Adding to the disenchantment is the influx of players with
questionable character, who care more about what the game can do
for them, not what they can do for the game. It's about making
guaranteed money and getting a sneaker commercial. With some young
players, it's all about the size of your lifestyle and your
entourage.
By canceling the November schedule, the owners did most basketball
fans a favor. The opening month of a long six-month season hardly
captures anyone's imagination. The games aren't very meaningful or
critical in a league in which only the mediocre and truly awful
fail to make the playoffs.
Now that he's taking a more visible and active role on the labor
front, it appears Jordan will play at least another year. Once
again, he's prepared to bail out the NBA. He'll help save the
league from the embarrassment of the lockout if the season is
salvaged.
That's the best scenario the NBA can hope for right now, because
barring a new labor contract and a Jordan return, there isn't much
to prevent the league from falling another notch below the level
of popularity it enjoyed the last decade.

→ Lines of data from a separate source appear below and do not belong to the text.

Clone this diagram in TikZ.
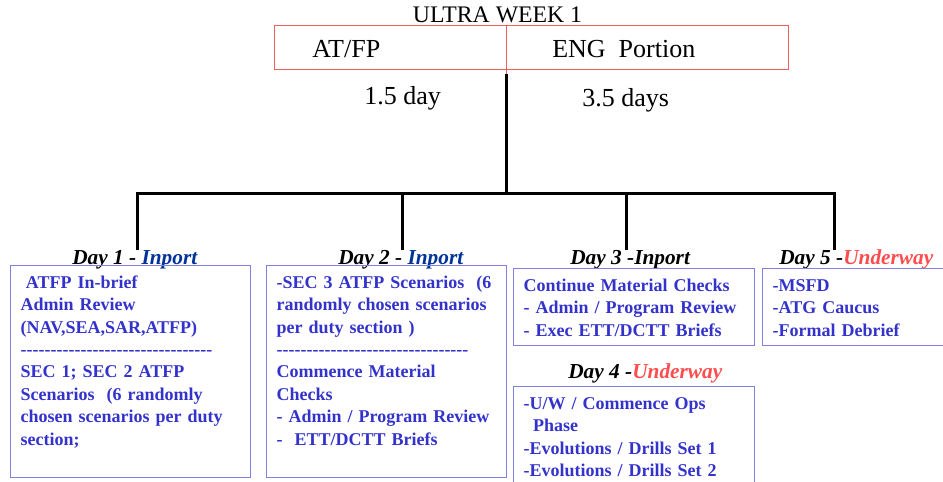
\documentclass[tikz,border=0pt]{standalone}
\usepackage{fontspec}
\setmainfont{Liberation Serif}
\usepackage{tikz}

\definecolor{boxtext}{RGB}{51,51,204}
\definecolor{boxline}{RGB}{128,128,224}
\definecolor{inport}{RGB}{0,51,153}
\definecolor{underway}{RGB}{255,77,77}
\definecolor{weekline}{RGB}{235,95,95}

\newcommand{\onedash}{\mbox{-}}
\newcommand{\fourdash}{\onedash\onedash\onedash\onedash}
\newcommand{\dashrow}{\fourdash\fourdash\fourdash\fourdash\fourdash\fourdash\fourdash\fourdash}

\tikzset{
  daybox/.style={draw=boxline, line width=1, anchor=north west, align=left,
    inner xsep=7.5pt, inner ysep=5pt, text height=12pt, text=boxtext,
    font=\fontsize{13.5}{16.8}\selectfont\bfseries},
  daylabel/.style={anchor=base west, inner sep=0, font=\fontsize{16}{19}\selectfont\bfseries\itshape},
  weeklabel/.style={anchor=base west, inner sep=0, font=\fontsize{19.5}{22}\selectfont},
  tree/.style={-, line width=2.25, color=black},
}

\begin{document}
\begin{tikzpicture}[x=0.75pt, y=-0.75pt]
\useasboundingbox (0,0) rectangle (943,482);
\clip (0,0) rectangle (943,482);

\node[anchor=base, inner sep=0, font=\fontsize{17.8}{20}\selectfont] (ultra week) at (497.5,22) {ULTRA WEEK 1};
\node[draw=weekline, line width=0.75, minimum width=385.5pt, minimum height=33pt, inner sep=0] (week box) at (531,47) {};
\coordinate (split top) at (506,74);
\draw[-, line width=0.75, color=weekline] (week box.north -| split top) -- (split top);

\node[weeklabel] (atfp) at (312,57) {AT/FP};
\node[weeklabel] (eng portion) at (552,57) {ENG\ \ Portion};
\node[weeklabel] (atfp days) at (364,104) {1.5 day};
\node[weeklabel] (eng days) at (582,106) {3.5 days};

\coordinate (split) at (506,193);
\coordinate (drop 1) at (137,250);
\coordinate (drop 2) at (402,250);
\coordinate (drop 3) at (626,250);
\coordinate (drop 5) at (834,250);

\draw[tree] (split top) -- (split);
\draw[tree] (drop 1) -- (drop 1 |- split) -- (drop 5 |- split) -- (drop 5);
\draw[tree] (drop 2) -- (drop 2 |- split);
\draw[tree] (drop 3) -- (drop 3 |- split);

\node[daylabel] (day 1) at (72,264) {Day 1 - \textcolor{inport}{Inport}};
\node[daylabel] (day 2) at (338,264) {Day 2 - \textcolor{inport}{Inport}};
\node[daylabel] (day 3) at (570,264) {Day 3 -Inport};
\node[daylabel] (day 4) at (568,378) {Day 4 -\textcolor{underway}{Underway}};
\node[daylabel] (day 5) at (779,264) {Day 5 -\textcolor{underway}{Underway}};

\node[daybox, text width=165pt, text depth=137pt] (day 1 box) at (10,265) {\hspace*{4pt}ATFP In-brief\\
  Admin Review\\
  (NAV,SEA,SAR,ATFP)\\
  \dashrow\\
  SEC 1; SEC 2 ATFP\\
  Scenarios\ \ (6 randomly\\
  \mbox{chosen scenarios per duty}\\
  section;};
\node[daybox, text width=165pt, text depth=137pt] (day 2 box) at (266,265) {\mbox{-SEC 3 ATFP Scenarios\ \ (6}\\
  \mbox{randomly chosen scenarios}\\
  per duty section )\\
  \dashrow\\
  Commence Material\\
  Checks\\
  \mbox{- Admin / Program Review}\\
  -\ \ ETT/DCTT Briefs};
\node[daybox, text width=165.75pt, text depth=35.75pt] (day 3 box) at (513,268) {\mbox{Continue Material Checks}\\
  \mbox{- Admin / Program Review}\\
  - Exec ETT/DCTT Briefs};
\node[daybox, text width=165.75pt, text depth=100pt] (day 4 box) at (513,386) {-U/W / Commence Ops\\
  \hspace*{7pt}Phase\\
  -Evolutions / Drills Set 1\\
  -Evolutions / Drills Set 2};
\node[daybox, text width=160pt, text depth=35.75pt] (day 5 box) at (762,268) {-MSFD\\
  -ATG Caucus\\
  -Formal Debrief};

\end{tikzpicture}
\end{document}
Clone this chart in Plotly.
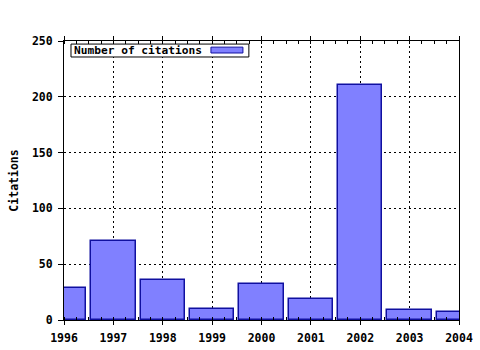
import plotly.graph_objects as go

years = [1996, 1997, 1998, 1999, 2000, 2001, 2002, 2003, 2004]
citations = [29, 71, 36, 10, 32, 18.5, 211, 9, 7]
series_name = "Number of citations"
y_title = "Citations"

FONT = dict(family="DejaVu Sans Mono", size=11.5, color="black", weight="bold")
LEG_FONT = dict(family="DejaVu Sans Mono", size=11.2, color="black", weight="bold")

fig = go.Figure()
fig.add_trace(go.Bar(
    x=years, y=citations, name=series_name, width=0.9,
    marker=dict(color="#8080ff", line=dict(color="#1010a0", width=1.5)),
    showlegend=False,
))

fig.update_layout(
    width=480, height=350,
    margin=dict(l=64, r=21, t=41, b=30, autoexpand=False),
    paper_bgcolor="white", plot_bgcolor="white",
    font=FONT,
    bargap=0,
)
fig.update_xaxes(
    range=[1996, 2004], tickmode="array", tickvals=years,
    ticktext=[str(y) for y in years],
    showline=True, linecolor="black", linewidth=1, mirror="allticks",
    ticks="outside", ticklen=4, tickcolor="black",
    showgrid=True, gridcolor="black", gridwidth=1, griddash="2px,3px",
    minor=dict(dtick=0.25, ticks="inside", ticklen=3, tickcolor="black", showgrid=False),
    zeroline=False, tickfont=FONT, automargin=False, ticklabelstandoff=3,
)
fig.update_yaxes(
    range=[0, 250], dtick=50,
    showline=True, linecolor="black", linewidth=1, mirror=True,
    ticks="outside", ticklen=5, tickcolor="black",
    showgrid=True, gridcolor="black", gridwidth=1, griddash="2px,3px",
    zeroline=False, tickfont=FONT, automargin=False, ticklabelstandoff=3,
    title=dict(text=y_title, font=FONT, standoff=10),
)

# legend box (swatch on the right of the label, as in the original)
fig.add_shape(type="rect", xref="paper", yref="paper",
              x0=0.0177, x1=0.468, y0=0.9427, y1=0.989,
              line=dict(color="black", width=1), fillcolor="white", layer="above")
fig.add_shape(type="rect", xref="paper", yref="paper",
              x0=0.372, x1=0.453, y0=0.957, y1=0.978,
              line=dict(color="#1010a0", width=1), fillcolor="#8080ff", layer="above")
fig.add_annotation(xref="paper", yref="paper", x=0.0203, y=0.966,
                   xanchor="left", yanchor="middle", showarrow=False,
                   text=series_name, font=LEG_FONT)

fig.write_html("out.html")
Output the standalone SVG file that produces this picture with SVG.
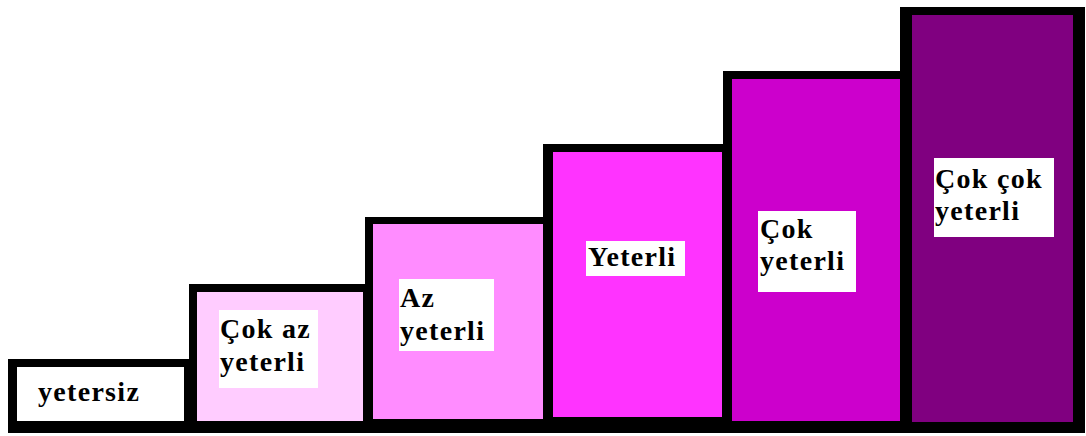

The outpouring of sympathy isn't there now. What makes anyone
believe it'll be there for the NBA later?
The country is still trying to catch its breath from the best
baseball season ever. There's no emotional void for the NBA to
fill right now. The transition from baseball to football is being
made smoothly without basketball around to bridge the gap.
So enough with John Feerick and Latrell Sprewell, marijuana and
booze, Patrick Ewing pretending to be a forceful spokesman and
owners pretending to care about customers.
In a labor fight that's being closely monitored by few other than
the participants, the public doesn't see salary caps, only dunce
caps, worn by both owners and players.